Regarding your story “May I have some more, sir?” (Aug. 21, 2008), the “guy” Mark Delaplane murdered was my brother, Kevin John Pfaffl. Kevin was 19 years old in December 1976 when Delaplane waited for him in the parking lot of an apartment building, hit Kevin multiple times with a baseball bat then shot him twice—once up through the jaw “so he couldn’t talk.” What Delaplane wanted to stop Kevin from talking about was the robberies they had committed together.
As part of an effort to turn his life around, Kevin was cooperating with the police—without any ‘deal’—and it was likely that the more Kevin cooperated, the more trouble he would have caused both young men, especially Delaplane, since he was the mastermind. Delaplane did not want Kevin to testify in the robbery trial, so apparently he thought the smartest thing to do was to plan and commit a murder. After the murder, he went home and went drunkenly to bed, which is where the police found him.
Kevin lived long enough to crawl up the stairs to the apartment and tell emergency and hospital personnel who had attacked him, bleeding profusely in front of dad and our very young brother and sister in the apartment. Oh—and the murder took place the morning of my wedding day. It affected every family member, and our mother never recovered from her loss. The rest of us have moved on with our lives. I truly do not think of it often and Kevin is not forgotten.

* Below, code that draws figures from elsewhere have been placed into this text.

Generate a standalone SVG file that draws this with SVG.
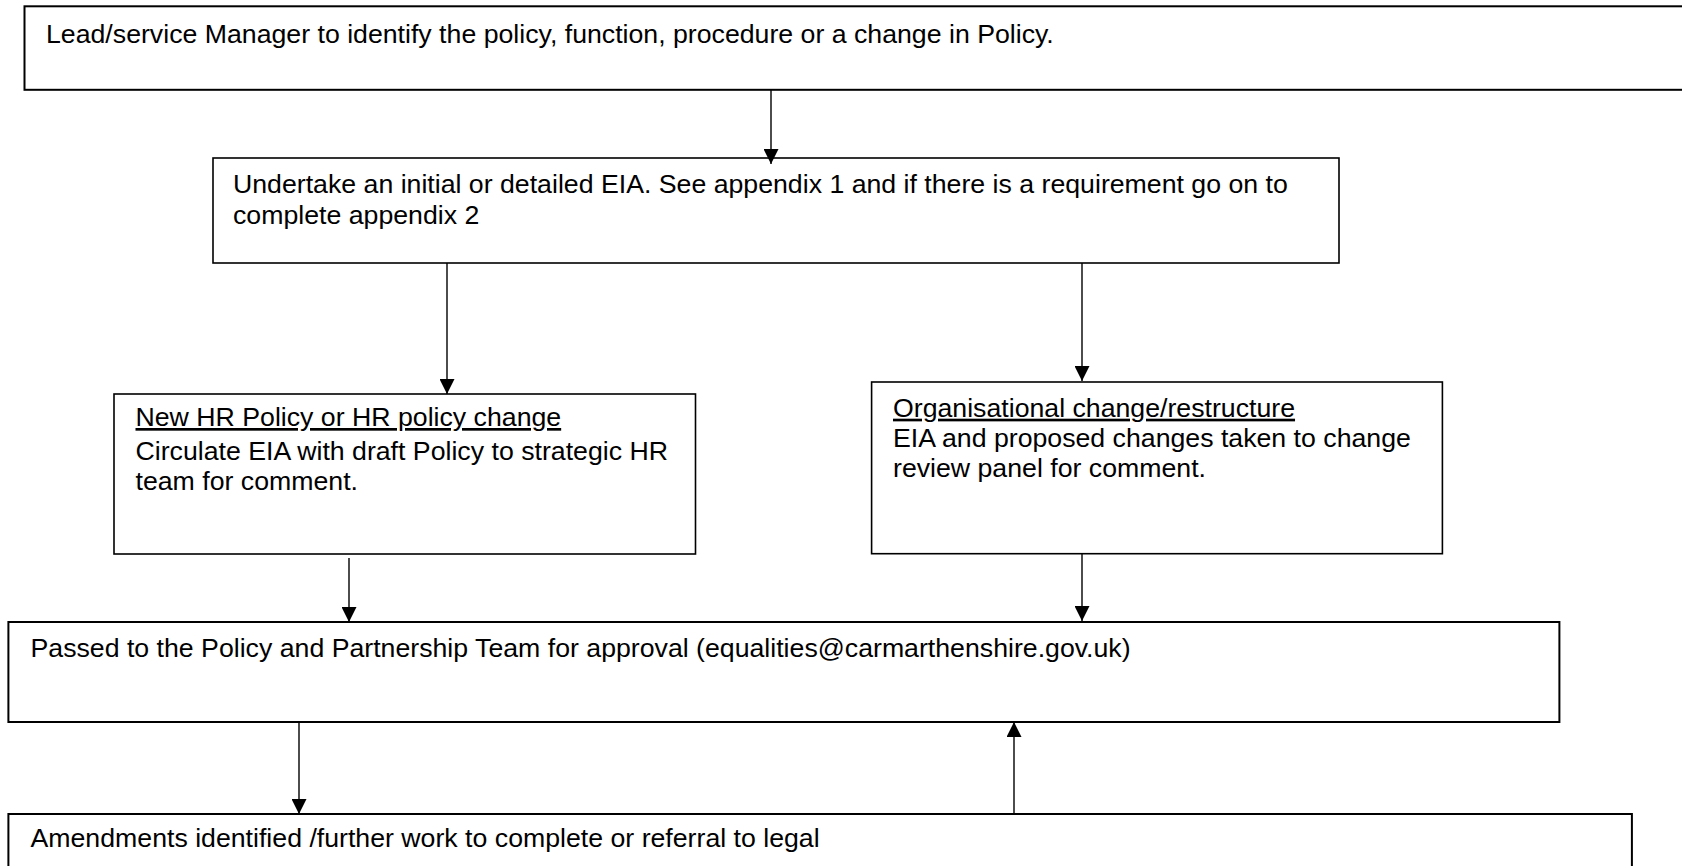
<svg xmlns="http://www.w3.org/2000/svg" width="1682" height="866" viewBox="0 0 1682 866">
<style>
.box{fill:#fff;stroke:#000;stroke-width:2}
.thin{stroke-width:1.6}
.t{font-family:"Liberation Sans",Arial,Helvetica,sans-serif;font-size:26.7px;fill:#000}
.u{text-decoration:underline}
.c{stroke:#000;stroke-width:1.4;fill:none;marker-end:url(#ah)}
</style>
<defs>
<marker id="ah" markerUnits="userSpaceOnUse" markerWidth="15" markerHeight="15" refX="15" refY="7.5" orient="auto" viewBox="0 0 15 15">
<path d="M0,0 L15,7.5 L0,15 z" fill="#000"/>
</marker>
</defs>
<rect width="1682" height="866" fill="#fff"/>
<g id="n1">
<rect class="box" x="24.5" y="6.3" width="1670" height="83.5"/>
<text class="t" x="46" y="42.7">Lead/service Manager to identify the policy, function, procedure or a change in Policy.</text>
</g>
<g id="n2">
<rect class="box thin" x="213" y="158" width="1126" height="105"/>
<text class="t" x="233" y="192.7">Undertake an initial or detailed EIA. See appendix 1 and if there is a requirement go on to</text>
<text class="t" x="233" y="223.5">complete appendix 2</text>
</g>
<g id="n3">
<rect class="box thin" x="114" y="394" width="581.5" height="160"/>
<text class="t" x="135.5" y="426"><tspan class="u">New HR Policy or HR policy change</tspan></text>
<text class="t" x="135.5" y="460">Circulate EIA with draft Policy to strategic HR</text>
<text class="t" x="135.5" y="490">team for comment.</text>
</g>
<g id="n4">
<rect class="box thin" x="871.6" y="382" width="570.8" height="171.7"/>
<text class="t" x="893" y="416.7"><tspan class="u">Organisational change/restructure</tspan></text>
<text class="t" x="893" y="447">EIA and proposed changes taken to change</text>
<text class="t" x="893" y="476.7">review panel for comment.</text>
</g>
<g id="n5">
<rect class="box" x="8.4" y="622" width="1551" height="100"/>
<text class="t" x="30.5" y="656.7">Passed to the Policy and Partnership Team for approval (equalities@carmarthenshire.gov.uk)</text>
</g>
<g id="n6">
<rect class="box" x="8.4" y="814" width="1623.5" height="80"/>
<text class="t" x="30.5" y="847.3">Amendments identified /further work to complete or referral to legal</text>
</g>
<g id="connectors">
<line class="c" x1="771" y1="90" x2="771" y2="164"/>
<line class="c" x1="447" y1="263" x2="447" y2="394"/>
<line class="c" x1="1082" y1="263" x2="1082" y2="381"/>
<line class="c" x1="349" y1="558" x2="349" y2="622"/>
<line class="c" x1="1082" y1="554" x2="1082" y2="621"/>
<line class="c" x1="299" y1="722" x2="299" y2="814"/>
<line class="c" x1="1014" y1="814" x2="1014" y2="722"/>
</g>
</svg>
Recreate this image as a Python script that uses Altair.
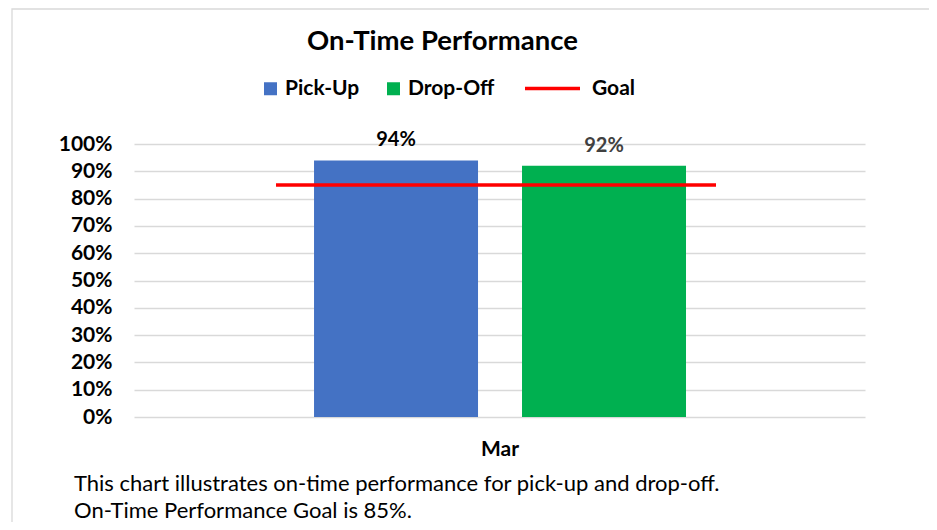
import altair as alt
import pandas as pd

months = ["Mar"]
series = ["Pick-Up", "Drop-Off"]
values = [0.94, 0.92]
label_colors = ["#000000", "#404040"]
series_colors = ["#4472C4", "#00B050"]
goal_name = ["Goal"]
goal_value = [0.85]
y_ticks = [0.0, 0.1, 0.2, 0.3, 0.4, 0.5, 0.6, 0.7, 0.8, 0.9, 1.0]
title_text = "On-Time Performance"
caption_lines = [
    "This chart illustrates on-time performance for pick-up and drop-off.",
    "On-Time Performance Goal is 85%.",
]

FONT = "Lato"

bars_df = pd.DataFrame({
    "month": months * len(series),
    "series": series,
    "value": values,
    "lc": label_colors,
})
goal_df = pd.DataFrame({"month": months, "name": goal_name, "value": goal_value})
cap_df = pd.DataFrame({"k": [0]})

x_scale = alt.Scale(paddingInner=0, paddingOuter=0.3307, align=0.488)
x_axis = alt.Axis(labelAngle=0, labelFont=FONT, labelFontSize=21, labelFontWeight="bold",
                  labelColor="#000000", labelPadding=21, labelOffset=4,
                  ticks=False, domain=False, grid=False)
y_scale = alt.Scale(domain=[0, 1])
y_axis = alt.Axis(format=".0%", values=y_ticks, labelFont=FONT, labelFontSize=21,
                  labelFontWeight="bold", labelColor="#000000", labelPadding=22,
                  labelOverlap=False, ticks=False, domain=False, grid=True,
                  gridColor="#d9d9d9", gridWidth=1.3)

x_enc = alt.X("month:N", title=None, scale=x_scale, axis=x_axis)
y_enc = alt.Y("value:Q", title=None, scale=y_scale, axis=y_axis)
xoff = alt.XOffset("series:N", sort=series,
                   scale=alt.Scale(paddingInner=0.2115, paddingOuter=0.1635, align=0.559))

bars = alt.Chart(bars_df).mark_bar().encode(
    x=x_enc, y=y_enc, xOffset=xoff,
    color=alt.Color("series:N", sort=series,
                    scale=alt.Scale(domain=series, range=series_colors),
                    legend=alt.Legend(orient="none", legendX=126, legendY=-66, direction="horizontal",
                                      title=None, symbolType="square", symbolSize=169,
                                      symbolStrokeWidth=0, labelFont=FONT, labelFontSize=21,
                                      labelFontWeight="bold", labelColor="#000000",
                                      labelOffset=4, columnPadding=23)),
)

labels = alt.Chart(bars_df).mark_text(baseline="alphabetic", dy=-14, font=FONT, fontSize=20,
                                      fontWeight="bold").encode(
    x=x_enc, y=y_enc, xOffset=xoff,
    text=alt.Text("value:Q", format=".0%"),
    color=alt.Color("lc:N", scale=None),
)

goal = alt.Chart(goal_df).mark_rule(strokeWidth=3.5).encode(
    x=alt.X("month:N", bandPosition=0, title=None, scale=x_scale, axis=x_axis),
    x2=alt.X2("month", bandPosition=1),
    y=y_enc,
    stroke=alt.Stroke("name:N", scale=alt.Scale(domain=goal_name, range=["#FF0000"]),
                      legend=alt.Legend(orient="none", legendX=389, legendY=-85, title=None,
                                        symbolType="stroke", symbolSize=3025, symbolStrokeWidth=3.5,
                                        labelFont=FONT, labelFontSize=21, labelFontWeight="bold",
                                        labelColor="#000000", labelOffset=10)),
)

caption = alt.Chart(cap_df).mark_text(align="left", baseline="alphabetic", font=FONT, fontSize=22,
                                      color="#000000", lineHeight=26.5).encode(
    x=alt.value(-60), y=alt.value(347), text=alt.value(caption_lines),
)

frame = alt.Chart(cap_df).mark_rect(fill=None, stroke="#d9d9d9", strokeWidth=1.3).encode(
    x=alt.value(-122), x2=alt.value(798), y=alt.value(-135), y2=alt.value(420),
)

chart = alt.layer(frame, bars, goal, labels, caption).properties(
    width=731, height=273,
    padding={"left": 126, "top": 136, "right": 64, "bottom": 105},
    autosize=alt.AutoSizeParams(type="none"),
    title=alt.TitleParams(title_text, font=FONT, fontSize=27.5, fontWeight="bold", color="#000000",
                          anchor="middle", dx=-57, offset=4, dy=51),
).configure(background="white", view=alt.ViewConfig(stroke=None))

chart.save("out.html", embed_options={"renderer": "svg", "actions": False})
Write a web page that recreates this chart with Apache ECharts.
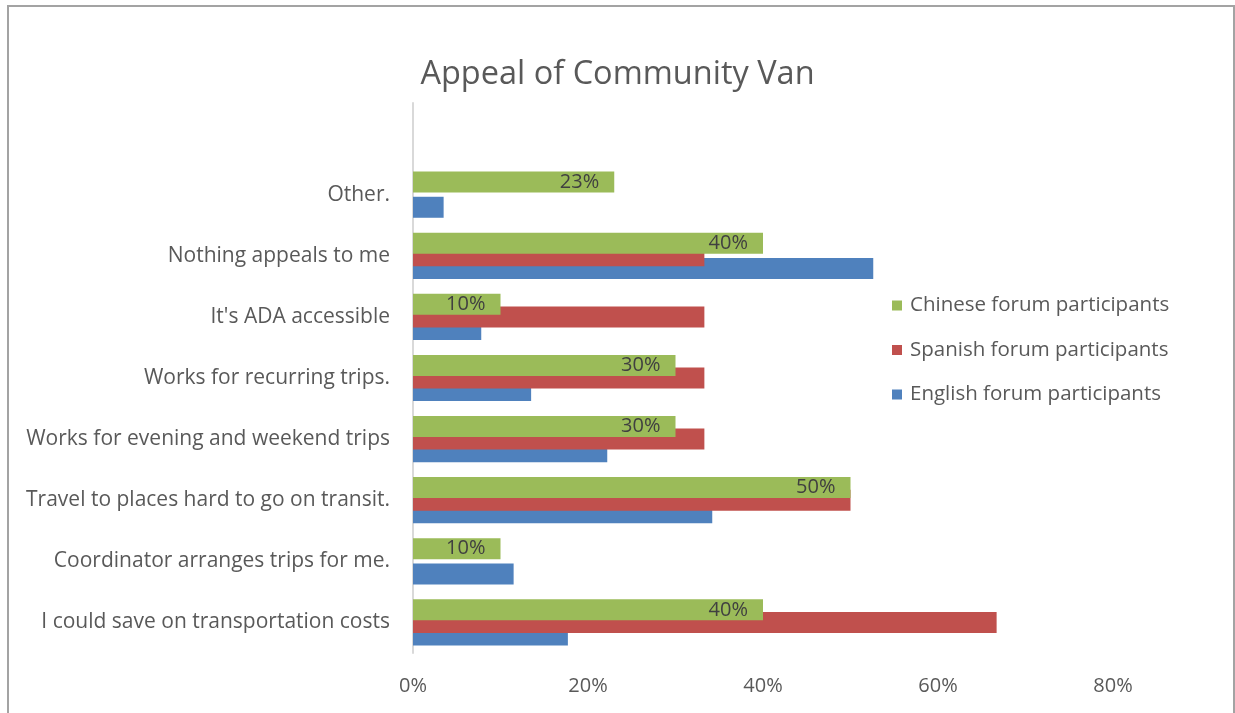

While Delaplane may look to you like he belongs in middle management, the disdain he shows for the prison system is nothing compared to the disdain he showed for the life of Kevin and our family. Delaplane is exactly where he should be and I have no sympathy for his loss of peaches. I heard a rumor that he was allowed to marry and may even have children. I don’t know if this is true, and I wonder what my brother’s children might have been like had he had the opportunity to father any.
Some might interpret Delaplane’s ‘model’ behavior as evidence that he would not commit murder again. I don’t see that as having any bearing on his possible release.
I am not a vengeful person, I can’t even carry grudges more than a couple of days—I truly believe that prison for life is the appropriate consequence for his actions in the premeditated cold-blooded murder of Kevin Pfaffl. Kudos to the governor for denying his parole.